## BEGIN STORED DATA
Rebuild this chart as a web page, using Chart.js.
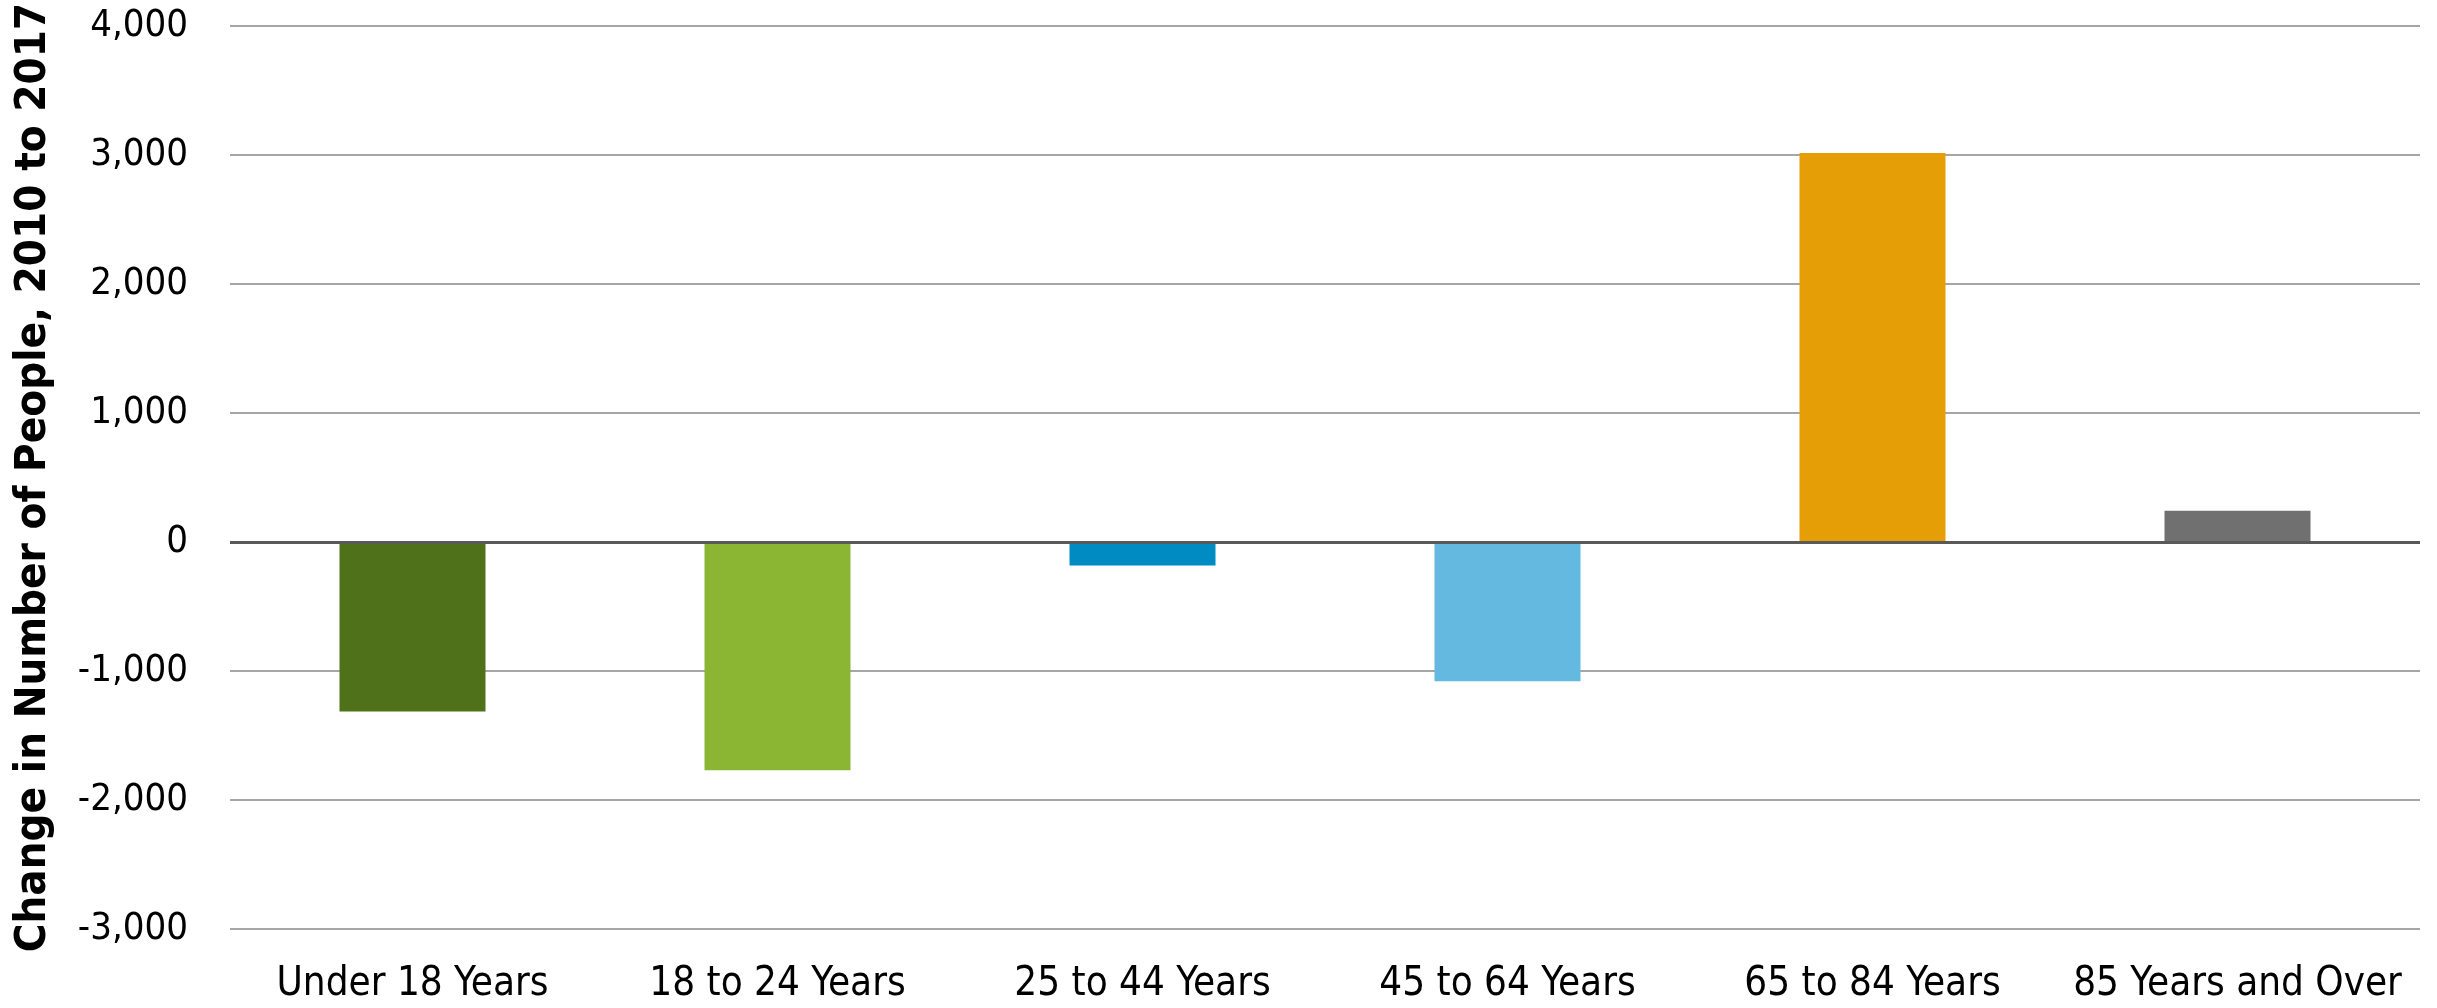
<!DOCTYPE html>
<html>
<head>
<meta charset="utf-8">
<script src="https://cdn.jsdelivr.net/npm/chart.js@4/dist/chart.umd.min.js"></script>
<style>
  html, body { margin: 0; padding: 0; background: #ffffff; }
  #chart { display: block; }
</style>
</head>
<body>
<canvas id="chart" width="2437" height="1008"></canvas>
<script>
// Population change by age group, 2010 to 2017
const categories = ['Under 18 Years', '18 to 24 Years', '25 to 44 Years', '45 to 64 Years', '65 to 84 Years', '85 Years and Over'];
const changeValues = [-1314, -1770, -183, -1080, 3015, 242];
const barColors = ['#4F7119', '#8BB634', '#008CC2', '#63B9DF', '#E69E06', '#707070'];
const yTickValues = [-3000, -2000, -1000, 0, 1000, 2000, 3000, 4000];
const yTitle = 'Change in Number of People, 2010 to 2017';

const FONT = '"DejaVu Sans Condensed", Tahoma, "DejaVu Sans", sans-serif';

// Redraw the zero baseline on top of the bars
const zeroLinePlugin = {
  id: 'zeroLine',
  afterDatasetsDraw(chart) {
    const y = chart.scales.y;
    const area = chart.chartArea;
    const py = Math.round(y.getPixelForValue(0)) + 0.5;
    const ctx = chart.ctx;
    ctx.save();
    ctx.strokeStyle = '#595959';
    ctx.lineWidth = 3;
    ctx.beginPath();
    ctx.moveTo(area.left, py);
    ctx.lineTo(area.right, py);
    ctx.stroke();
    ctx.restore();
  }
};

new Chart(document.getElementById('chart'), {
  type: 'bar',
  data: {
    labels: categories,
    datasets: [{
      data: changeValues,
      backgroundColor: barColors,
      borderWidth: 0,
      barPercentage: 1,
      categoryPercentage: 0.4
    }]
  },
  options: {
    responsive: false,
    animation: false,
    devicePixelRatio: 1,
    layout: { padding: { top: 26, right: 17, bottom: 0, left: 0 } },
    plugins: {
      legend: { display: false },
      tooltip: { enabled: false }
    },
    scales: {
      x: {
        grid: { display: false, drawTicks: false },
        border: { display: false },
        ticks: {
          color: '#000000',
          padding: 32,
          maxRotation: 0,
          autoSkip: false,
          font: { family: FONT, size: 40 }
        },
        afterFit(scale) {
          scale.height = 79;
          scale.paddingLeft = 0;
          scale.paddingRight = 0;
        }
      },
      y: {
        min: -3000,
        max: 4000,
        afterBuildTicks(scale) {
          scale.ticks = yTickValues.map(v => ({ value: v }));
        },
        grid: {
          drawTicks: false,
          color: ctx => (ctx.tick && ctx.tick.value === 0) ? '#595959' : '#A6A6A6',
          lineWidth: 2
        },
        border: { display: false },
        ticks: {
          color: '#000000',
          padding: 42,
          font: { family: FONT, size: 38 },
          callback: v => Number(v).toLocaleString('en-US')
        },
        title: {
          display: true,
          text: yTitle,
          color: '#000000',
          padding: { top: 8, bottom: 0 },
          font: { family: FONT, size: 43.5, weight: 'bold' }
        },
        afterFit(scale) {
          scale.width = 230;
          scale.paddingTop = 0;
          scale.paddingBottom = 0;
        }
      }
    }
  },
  plugins: [zeroLinePlugin]
});
</script>
</body>
</html>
## END STORED DATA
** THE REQUEST **
Leave out the pictures and transcribe everything else exactly.

** FINISHED TASK **
Rebuild this chart as a web page, using Chart.js.
<!DOCTYPE html>
<html>
<head>
<meta charset="utf-8">
<script src="https://cdn.jsdelivr.net/npm/chart.js@4/dist/chart.umd.min.js"></script>
<style>
  html, body { margin: 0; padding: 0; background: #ffffff; }
  #chart { display: block; }
</style>
</head>
<body>
<canvas id="chart" width="2437" height="1008"></canvas>
<script>
// Population change by age group, 2010 to 2017
const categories = ['Under 18 Years', '18 to 24 Years', '25 to 44 Years', '45 to 64 Years', '65 to 84 Years', '85 Years and Over'];
const changeValues = [-1314, -1770, -183, -1080, 3015, 242];
const barColors = ['#4F7119', '#8BB634', '#008CC2', '#63B9DF', '#E69E06', '#707070'];
const yTickValues = [-3000, -2000, -1000, 0, 1000, 2000, 3000, 4000];
const yTitle = 'Change in Number of People, 2010 to 2017';

const FONT = '"DejaVu Sans Condensed", Tahoma, "DejaVu Sans", sans-serif';

// Redraw the zero baseline on top of the bars
const zeroLinePlugin = {
  id: 'zeroLine',
  afterDatasetsDraw(chart) {
    const y = chart.scales.y;
    const area = chart.chartArea;
    const py = Math.round(y.getPixelForValue(0)) + 0.5;
    const ctx = chart.ctx;
    ctx.save();
    ctx.strokeStyle = '#595959';
    ctx.lineWidth = 3;
    ctx.beginPath();
    ctx.moveTo(area.left, py);
    ctx.lineTo(area.right, py);
    ctx.stroke();
    ctx.restore();
  }
};

new Chart(document.getElementById('chart'), {
  type: 'bar',
  data: {
    labels: categories,
    datasets: [{
      data: changeValues,
      backgroundColor: barColors,
      borderWidth: 0,
      barPercentage: 1,
      categoryPercentage: 0.4
    }]
  },
  options: {
    responsive: false,
    animation: false,
    devicePixelRatio: 1,
    layout: { padding: { top: 26, right: 17, bottom: 0, left: 0 } },
    plugins: {
      legend: { display: false },
      tooltip: { enabled: false }
    },
    scales: {
      x: {
        grid: { display: false, drawTicks: false },
        border: { display: false },
        ticks: {
          color: '#000000',
          padding: 32,
          maxRotation: 0,
          autoSkip: false,
          font: { family: FONT, size: 40 }
        },
        afterFit(scale) {
          scale.height = 79;
          scale.paddingLeft = 0;
          scale.paddingRight = 0;
        }
      },
      y: {
        min: -3000,
        max: 4000,
        afterBuildTicks(scale) {
          scale.ticks = yTickValues.map(v => ({ value: v }));
        },
        grid: {
          drawTicks: false,
          color: ctx => (ctx.tick && ctx.tick.value === 0) ? '#595959' : '#A6A6A6',
          lineWidth: 2
        },
        border: { display: false },
        ticks: {
          color: '#000000',
          padding: 42,
          font: { family: FONT, size: 38 },
          callback: v => Number(v).toLocaleString('en-US')
        },
        title: {
          display: true,
          text: yTitle,
          color: '#000000',
          padding: { top: 8, bottom: 0 },
          font: { family: FONT, size: 43.5, weight: 'bold' }
        },
        afterFit(scale) {
          scale.width = 230;
          scale.paddingTop = 0;
          scale.paddingBottom = 0;
        }
      }
    }
  },
  plugins: [zeroLinePlugin]
});
</script>
</body>
</html>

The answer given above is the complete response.